Most people think the main challenge is the monitor.
That is only part of it.
In a real work-and-gaming setup, the monitor is just one piece of the desk. Your keyboard and mouse need to move with the active computer. Your headset or speakers need to play audio from the right system. Your webcam or microphone may need to work for meetings during the day and Discord at night. External drives, USB receivers, Ethernet, and other peripherals may also be part of the same setup.
This is why simply switching the monitor input often feels incomplete.
The screen may show your gaming PC, but your keyboard might still be connected to the work laptop. Your headset may still be assigned to the wrong computer. Your USB devices may need to be unplugged and moved manually.
A good switching setup should not only change the display.
It should change control of the workspace.
Option 1: Switch Monitor Inputs Manually
The simplest method is to connect both computers directly to the monitor.
For example, the gaming PC might use DisplayPort or HDMI, while the work laptop uses HDMI or USB-C through an adapter. When you finish work, you change the monitor input to the gaming PC.
This works well if you switch rarely and only care about the display.
The drawback is that everything else still needs a plan. The keyboard, mouse, headset, webcam, and USB devices do not automatically follow the monitor. You either need duplicate accessories, wireless multi-device peripherals, or manual cable switching.
For occasional use, this approach is fine.
For daily switching, it becomes repetitive.
Option 2: Use Separate Work and Gaming Accessories
Some users avoid switching issues by keeping two separate setups on the same desk.

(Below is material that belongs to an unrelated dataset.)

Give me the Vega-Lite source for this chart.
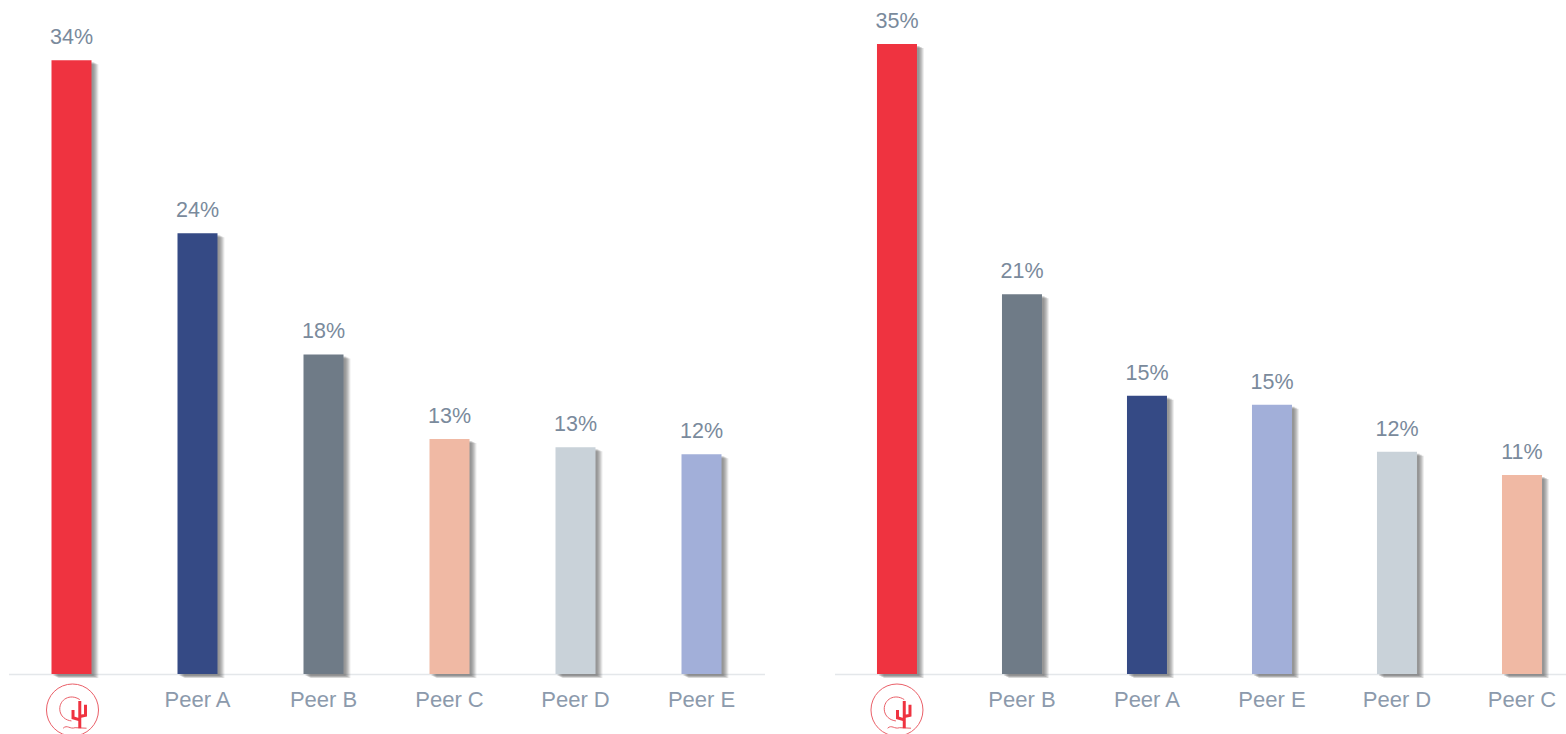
{
"$schema":"https://vega.github.io/schema/vega-lite/v6.json",
"background":"white",
"padding":{"left":8.5,"top":0,"right":0,"bottom":0},
"spacing":70,
"config":{"view":{"stroke":null},"font":"Liberation Sans"},
"datasets":{
"left":[{"company":"Logo","share":0.341},{"company":"Peer A","share":0.2449},{"company":"Peer B","share":0.1775},{"company":"Peer C","share":0.1305},{"company":"Peer D","share":0.126},{"company":"Peer E","share":0.122}],
"right":[{"company":"Logo","share":0.35},{"company":"Peer B","share":0.211},{"company":"Peer A","share":0.1545},{"company":"Peer E","share":0.1495},{"company":"Peer D","share":0.1235},{"company":"Peer C","share":0.1105}],
"logo":[{"company":"Logo","level":-0.02}]
},
"hconcat":[
{"width":756,"height":674,
"encoding":{
"x":{"field":"company","type":"nominal","sort":null,"scale":{"domain":["Logo","Peer A","Peer B","Peer C","Peer D","Peer E"],"paddingInner":0.6825,"paddingOuter":0.34125},"axis":{"title":null,"labelAngle":0,"ticks":false,"labelFontSize":22,"labelColor":"#8c9aac","labelPadding":15,"labelLimit":0,"domainColor":"#e4e7ea","domainWidth":1.5,"labelExpr":"datum.label=='Logo'?'':datum.label","labelFont":"Liberation Sans"}},
"y":{"field":"share","type":"quantitative","scale":{"domain":[0,0.3744],"nice":false},"axis":null}
},
"layer":[
{"data":{"name":"left"},"mark":{"type":"bar","color":"#555","opacity":0.14,"xOffset":2,"yOffset":2,"y2Offset":0}},
{"data":{"name":"left"},"mark":{"type":"bar","color":"#555","opacity":0.16,"xOffset":3,"yOffset":2,"y2Offset":0}},
{"data":{"name":"left"},"mark":{"type":"bar","color":"#555","opacity":0.16,"xOffset":4,"yOffset":3,"y2Offset":0}},
{"data":{"name":"left"},"mark":{"type":"bar","color":"#555","opacity":0.16,"xOffset":5,"yOffset":3,"y2Offset":0}},
{"data":{"name":"left"},"mark":{"type":"bar","color":"#555","opacity":0.14,"xOffset":6,"yOffset":4,"y2Offset":0}},
{"data":{"name":"left"},"mark":{"type":"bar","color":"#555","opacity":0.1,"xOffset":7,"yOffset":4,"y2Offset":0}},
{"data":{"name":"left"},"mark":{"type":"bar"},"encoding":{"color":{"field":"company","type":"nominal","legend":null,"scale":{"domain":["Logo","Peer A","Peer B","Peer C","Peer D","Peer E"],"range":["#ef3340","#354a85","#6f7b87","#f0b9a4","#c9d2d9","#a2afd9"]}}}},
{"data":{"name":"left"},"mark":{"type":"text","baseline":"bottom","dy":-11,"fontSize":21.5,"color":"#7a8a9c","font":"Liberation Sans"},"encoding":{"text":{"field":"share","type":"quantitative","format":".0%"}}},
{"data":{"name":"logo"},"mark":{"type":"point","shape":"circle","size":2704,"filled":false,"stroke":"#ea5f68","strokeWidth":1,"opacity":1,"xOffset":1},"encoding":{"y":{"field":"level","type":"quantitative"}}},
{"data":{"name":"logo"},"mark":{"type":"point","shape":"M0.28,-0.4 C-0.1,-0.65 -0.5,-0.4 -0.49,-0.03 C-0.48,0.25 -0.25,0.4 -0.04,0.42 M-0.36,0.7 C-0.2,0.55 -0.1,0.75 0.1,0.68 L0.54,0.7","size":2704,"filled":false,"stroke":"#ea5f68","strokeWidth":1,"opacity":1,"xOffset":1},"encoding":{"y":{"field":"level","type":"quantitative"}}},
{"data":{"name":"logo"},"mark":{"type":"point","shape":"M0.28,-0.35 L0.28,0.7 M0.02,0 L0.02,0.3 L0.28,0.38 M0.5,-0.2 L0.5,0.2 L0.28,0.25","size":2704,"filled":false,"stroke":"#ef3340","strokeWidth":3,"opacity":1,"xOffset":1},"encoding":{"y":{"field":"level","type":"quantitative"}}}
]},
{"width":732,"height":674,
"encoding":{
"x":{"field":"company","type":"nominal","sort":null,"scale":{"domain":["Logo","Peer B","Peer A","Peer E","Peer D","Peer C"],"paddingInner":0.68,"paddingOuter":0.268,"align":0.634},"axis":{"title":null,"labelAngle":0,"ticks":false,"labelFontSize":22,"labelColor":"#8c9aac","labelPadding":15,"labelLimit":0,"domainColor":"#e4e7ea","domainWidth":1.5,"labelExpr":"datum.label=='Logo'?'':datum.label","labelFont":"Liberation Sans"}},
"y":{"field":"share","type":"quantitative","scale":{"domain":[0,0.3744],"nice":false},"axis":null}
},
"layer":[
{"data":{"name":"right"},"mark":{"type":"bar","color":"#555","opacity":0.14,"xOffset":2,"yOffset":2,"y2Offset":0}},
{"data":{"name":"right"},"mark":{"type":"bar","color":"#555","opacity":0.16,"xOffset":3,"yOffset":2,"y2Offset":0}},
{"data":{"name":"right"},"mark":{"type":"bar","color":"#555","opacity":0.16,"xOffset":4,"yOffset":3,"y2Offset":0}},
{"data":{"name":"right"},"mark":{"type":"bar","color":"#555","opacity":0.16,"xOffset":5,"yOffset":3,"y2Offset":0}},
{"data":{"name":"right"},"mark":{"type":"bar","color":"#555","opacity":0.14,"xOffset":6,"yOffset":4,"y2Offset":0}},
{"data":{"name":"right"},"mark":{"type":"bar","color":"#555","opacity":0.1,"xOffset":7,"yOffset":4,"y2Offset":0}},
{"data":{"name":"right"},"mark":{"type":"bar"},"encoding":{"color":{"field":"company","type":"nominal","legend":null,"scale":{"domain":["Logo","Peer A","Peer B","Peer C","Peer D","Peer E"],"range":["#ef3340","#354a85","#6f7b87","#f0b9a4","#c9d2d9","#a2afd9"]}}}},
{"data":{"name":"right"},"mark":{"type":"text","baseline":"bottom","dy":-11,"fontSize":21.5,"color":"#7a8a9c","font":"Liberation Sans"},"encoding":{"text":{"field":"share","type":"quantitative","format":".0%"}}},
{"data":{"name":"logo"},"mark":{"type":"point","shape":"circle","size":2704,"filled":false,"stroke":"#ea5f68","strokeWidth":1,"opacity":1},"encoding":{"y":{"field":"level","type":"quantitative"}}},
{"data":{"name":"logo"},"mark":{"type":"point","shape":"M0.28,-0.4 C-0.1,-0.65 -0.5,-0.4 -0.49,-0.03 C-0.48,0.25 -0.25,0.4 -0.04,0.42 M-0.36,0.7 C-0.2,0.55 -0.1,0.75 0.1,0.68 L0.54,0.7","size":2704,"filled":false,"stroke":"#ea5f68","strokeWidth":1,"opacity":1},"encoding":{"y":{"field":"level","type":"quantitative"}}},
{"data":{"name":"logo"},"mark":{"type":"point","shape":"M0.28,-0.35 L0.28,0.7 M0.02,0 L0.02,0.3 L0.28,0.38 M0.5,-0.2 L0.5,0.2 L0.28,0.25","size":2704,"filled":false,"stroke":"#ef3340","strokeWidth":3,"opacity":1},"encoding":{"y":{"field":"level","type":"quantitative"}}}
]}
],
"resolve":{"scale":{"color":"independent","x":"independent"}}
}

The laptop gets its own keyboard, mouse, and headset. The gaming PC gets another set. The monitor may still be shared, but the rest of the desk is split between work and gaming.
This can work, but it often defeats the purpose of having a clean workspace.
Two keyboards take up space. Two mice feel unnecessary. Two audio setups create clutter. The desk starts to feel like two different stations squeezed into one area.
This approach is only worth considering if your company laptop has strict device restrictions or you intentionally want to keep work and personal hardware completely separate.
For most users, sharing one set of peripherals is cleaner.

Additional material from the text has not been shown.